Truly, I understand and honor the effort, but also agree with the Jesuit theologian Walter Burghardt who once countered by saying he would be mad as hell if heaven were nothing more than eternal fishing or eternal golfing. As a result, when asked on multiple occasions by someone nearing death as to my own vision of heaven, I shied away from fishing holes and golf courses, choosing instead Saint Paul’s position that “eye has not seen, nor ear heard, neither have entered into the heart of man, the things that God has prepared for them that love him.” 

My answer always begins with my belief that God is love. I explain that if we hold onto that belief, then we have to trust that whatever comes after our death will be rooted in a God who loves us, a God who gave us life here and whose love for us is neverending, meaning he will see that our life continues in some way on the other side. 

I found it was usually enough to satisfy the curiosity or anxiety of the person who was soon to find the answer to the question for him or herself.
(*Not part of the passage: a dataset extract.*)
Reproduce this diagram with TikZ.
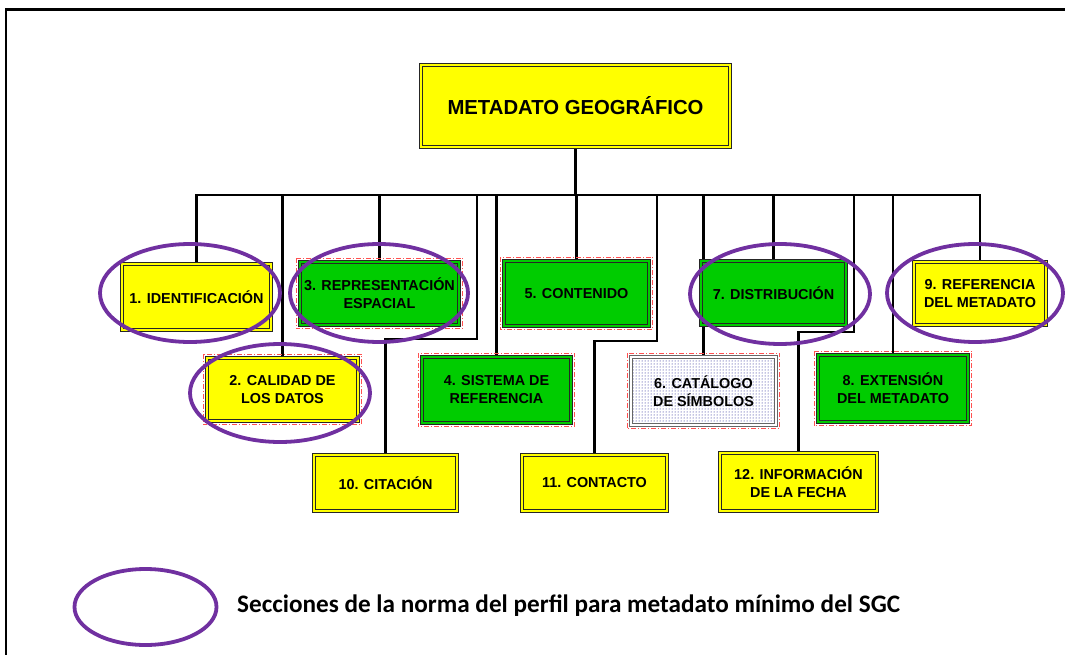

I see much the same satisfaction in Jesus’ reply to the Sadducees, particularly when he reminded them that we are God’s children. As such, I believe we can conclude that our Father in heaven will continue his care for us when we have moved from this world to the next. 

It is interesting to remember that Jesus used the image of a wedding banquet in an earlier parable when he told of the Kingdom of God. Obviously, it connected with the lived experience of his listeners. But it also speaks to us of joy, unity, fullness, and love, all components of a wedding feast. If heaven contains these and more, then we should find ourselves more than satisfied, less concerned about whose wife the widow was, and content to know that in the end we are all children of God, held in his heavenly embrace. Truth be told, that is the more primary and the more perfect relationship, the one with us from beginning to end.